## PROBLEM TO SOLVE
Transcribe the listing verbatim. Do not carry over any pictures.
— begin GIVEN INFORMATION —
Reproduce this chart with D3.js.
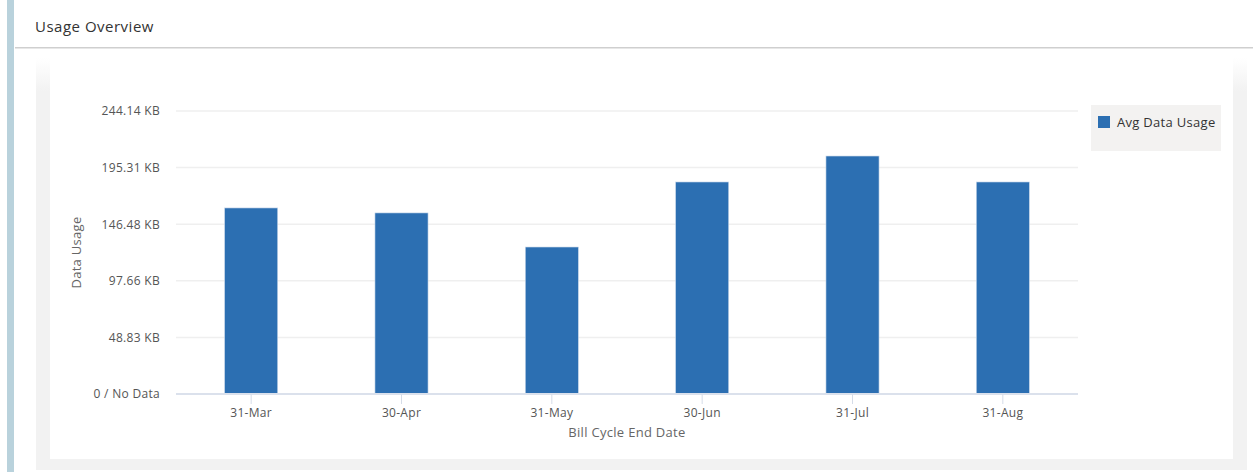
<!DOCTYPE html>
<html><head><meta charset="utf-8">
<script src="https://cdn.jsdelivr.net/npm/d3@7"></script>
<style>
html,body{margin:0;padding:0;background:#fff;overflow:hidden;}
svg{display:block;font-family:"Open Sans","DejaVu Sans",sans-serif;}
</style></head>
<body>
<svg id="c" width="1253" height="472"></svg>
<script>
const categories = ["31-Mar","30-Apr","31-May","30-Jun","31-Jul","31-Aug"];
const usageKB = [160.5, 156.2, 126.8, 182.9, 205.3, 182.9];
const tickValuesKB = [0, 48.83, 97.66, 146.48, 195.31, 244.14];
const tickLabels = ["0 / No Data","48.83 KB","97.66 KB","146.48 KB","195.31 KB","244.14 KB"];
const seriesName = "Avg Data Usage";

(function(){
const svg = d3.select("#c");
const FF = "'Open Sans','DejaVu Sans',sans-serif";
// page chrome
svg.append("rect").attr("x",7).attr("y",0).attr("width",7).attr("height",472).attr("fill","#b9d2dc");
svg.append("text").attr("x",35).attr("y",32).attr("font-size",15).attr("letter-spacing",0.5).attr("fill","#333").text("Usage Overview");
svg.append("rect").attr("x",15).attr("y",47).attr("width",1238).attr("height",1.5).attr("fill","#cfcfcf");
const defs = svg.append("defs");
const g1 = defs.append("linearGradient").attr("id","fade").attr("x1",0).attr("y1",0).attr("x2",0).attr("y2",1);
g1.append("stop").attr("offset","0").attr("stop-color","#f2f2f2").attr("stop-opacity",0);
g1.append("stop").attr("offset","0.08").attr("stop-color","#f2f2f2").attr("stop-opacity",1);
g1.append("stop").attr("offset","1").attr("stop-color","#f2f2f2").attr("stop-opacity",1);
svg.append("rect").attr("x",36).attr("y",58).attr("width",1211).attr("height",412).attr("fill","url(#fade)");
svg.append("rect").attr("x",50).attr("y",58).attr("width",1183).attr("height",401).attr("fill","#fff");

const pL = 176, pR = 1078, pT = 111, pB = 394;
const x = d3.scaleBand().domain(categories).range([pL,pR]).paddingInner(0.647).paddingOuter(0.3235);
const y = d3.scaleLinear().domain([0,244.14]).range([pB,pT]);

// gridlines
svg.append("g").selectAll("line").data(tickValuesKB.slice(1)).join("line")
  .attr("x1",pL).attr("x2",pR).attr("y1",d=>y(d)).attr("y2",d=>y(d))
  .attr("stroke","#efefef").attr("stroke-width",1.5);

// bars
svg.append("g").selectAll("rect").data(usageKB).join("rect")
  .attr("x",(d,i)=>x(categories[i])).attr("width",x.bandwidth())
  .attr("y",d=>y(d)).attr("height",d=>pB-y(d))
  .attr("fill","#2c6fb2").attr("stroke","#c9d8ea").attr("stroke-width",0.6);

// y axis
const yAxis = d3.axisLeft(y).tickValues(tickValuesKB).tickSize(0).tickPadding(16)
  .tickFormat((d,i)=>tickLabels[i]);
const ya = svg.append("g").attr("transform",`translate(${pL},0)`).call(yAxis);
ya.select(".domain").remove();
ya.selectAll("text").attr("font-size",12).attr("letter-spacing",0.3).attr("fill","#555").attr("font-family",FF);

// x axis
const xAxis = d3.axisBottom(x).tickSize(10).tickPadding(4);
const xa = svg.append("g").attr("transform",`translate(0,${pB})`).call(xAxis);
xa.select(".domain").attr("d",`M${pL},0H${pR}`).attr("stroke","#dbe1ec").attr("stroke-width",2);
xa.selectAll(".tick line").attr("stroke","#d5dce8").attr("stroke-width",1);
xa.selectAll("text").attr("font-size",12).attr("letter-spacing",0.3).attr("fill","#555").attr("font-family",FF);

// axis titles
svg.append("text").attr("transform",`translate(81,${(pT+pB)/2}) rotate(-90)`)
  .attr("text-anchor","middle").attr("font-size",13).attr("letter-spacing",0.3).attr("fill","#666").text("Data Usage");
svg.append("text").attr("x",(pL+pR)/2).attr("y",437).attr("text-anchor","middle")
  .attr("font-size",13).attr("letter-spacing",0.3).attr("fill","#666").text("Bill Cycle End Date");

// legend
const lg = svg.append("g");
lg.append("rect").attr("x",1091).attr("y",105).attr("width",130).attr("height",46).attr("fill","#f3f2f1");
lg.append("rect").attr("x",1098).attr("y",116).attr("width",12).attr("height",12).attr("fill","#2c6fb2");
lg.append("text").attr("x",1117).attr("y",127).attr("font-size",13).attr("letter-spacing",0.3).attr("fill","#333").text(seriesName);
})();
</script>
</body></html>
— end GIVEN INFORMATION —
## CORRECT RESULT
Reproduce this chart with D3.js.
<!DOCTYPE html>
<html><head><meta charset="utf-8">
<script src="https://cdn.jsdelivr.net/npm/d3@7"></script>
<style>
html,body{margin:0;padding:0;background:#fff;overflow:hidden;}
svg{display:block;font-family:"Open Sans","DejaVu Sans",sans-serif;}
</style></head>
<body>
<svg id="c" width="1253" height="472"></svg>
<script>
const categories = ["31-Mar","30-Apr","31-May","30-Jun","31-Jul","31-Aug"];
const usageKB = [160.5, 156.2, 126.8, 182.9, 205.3, 182.9];
const tickValuesKB = [0, 48.83, 97.66, 146.48, 195.31, 244.14];
const tickLabels = ["0 / No Data","48.83 KB","97.66 KB","146.48 KB","195.31 KB","244.14 KB"];
const seriesName = "Avg Data Usage";

(function(){
const svg = d3.select("#c");
const FF = "'Open Sans','DejaVu Sans',sans-serif";
// page chrome
svg.append("rect").attr("x",7).attr("y",0).attr("width",7).attr("height",472).attr("fill","#b9d2dc");
svg.append("text").attr("x",35).attr("y",32).attr("font-size",15).attr("letter-spacing",0.5).attr("fill","#333").text("Usage Overview");
svg.append("rect").attr("x",15).attr("y",47).attr("width",1238).attr("height",1.5).attr("fill","#cfcfcf");
const defs = svg.append("defs");
const g1 = defs.append("linearGradient").attr("id","fade").attr("x1",0).attr("y1",0).attr("x2",0).attr("y2",1);
g1.append("stop").attr("offset","0").attr("stop-color","#f2f2f2").attr("stop-opacity",0);
g1.append("stop").attr("offset","0.08").attr("stop-color","#f2f2f2").attr("stop-opacity",1);
g1.append("stop").attr("offset","1").attr("stop-color","#f2f2f2").attr("stop-opacity",1);
svg.append("rect").attr("x",36).attr("y",58).attr("width",1211).attr("height",412).attr("fill","url(#fade)");
svg.append("rect").attr("x",50).attr("y",58).attr("width",1183).attr("height",401).attr("fill","#fff");

const pL = 176, pR = 1078, pT = 111, pB = 394;
const x = d3.scaleBand().domain(categories).range([pL,pR]).paddingInner(0.647).paddingOuter(0.3235);
const y = d3.scaleLinear().domain([0,244.14]).range([pB,pT]);

// gridlines
svg.append("g").selectAll("line").data(tickValuesKB.slice(1)).join("line")
  .attr("x1",pL).attr("x2",pR).attr("y1",d=>y(d)).attr("y2",d=>y(d))
  .attr("stroke","#efefef").attr("stroke-width",1.5);

// bars
svg.append("g").selectAll("rect").data(usageKB).join("rect")
  .attr("x",(d,i)=>x(categories[i])).attr("width",x.bandwidth())
  .attr("y",d=>y(d)).attr("height",d=>pB-y(d))
  .attr("fill","#2c6fb2").attr("stroke","#c9d8ea").attr("stroke-width",0.6);

// y axis
const yAxis = d3.axisLeft(y).tickValues(tickValuesKB).tickSize(0).tickPadding(16)
  .tickFormat((d,i)=>tickLabels[i]);
const ya = svg.append("g").attr("transform",`translate(${pL},0)`).call(yAxis);
ya.select(".domain").remove();
ya.selectAll("text").attr("font-size",12).attr("letter-spacing",0.3).attr("fill","#555").attr("font-family",FF);

// x axis
const xAxis = d3.axisBottom(x).tickSize(10).tickPadding(4);
const xa = svg.append("g").attr("transform",`translate(0,${pB})`).call(xAxis);
xa.select(".domain").attr("d",`M${pL},0H${pR}`).attr("stroke","#dbe1ec").attr("stroke-width",2);
xa.selectAll(".tick line").attr("stroke","#d5dce8").attr("stroke-width",1);
xa.selectAll("text").attr("font-size",12).attr("letter-spacing",0.3).attr("fill","#555").attr("font-family",FF);

// axis titles
svg.append("text").attr("transform",`translate(81,${(pT+pB)/2}) rotate(-90)`)
  .attr("text-anchor","middle").attr("font-size",13).attr("letter-spacing",0.3).attr("fill","#666").text("Data Usage");
svg.append("text").attr("x",(pL+pR)/2).attr("y",437).attr("text-anchor","middle")
  .attr("font-size",13).attr("letter-spacing",0.3).attr("fill","#666").text("Bill Cycle End Date");

// legend
const lg = svg.append("g");
lg.append("rect").attr("x",1091).attr("y",105).attr("width",130).attr("height",46).attr("fill","#f3f2f1");
lg.append("rect").attr("x",1098).attr("y",116).attr("width",12).attr("height",12).attr("fill","#2c6fb2");
lg.append("text").attr("x",1117).attr("y",127).attr("font-size",13).attr("letter-spacing",0.3).attr("fill","#333").text(seriesName);
})();
</script>
</body></html>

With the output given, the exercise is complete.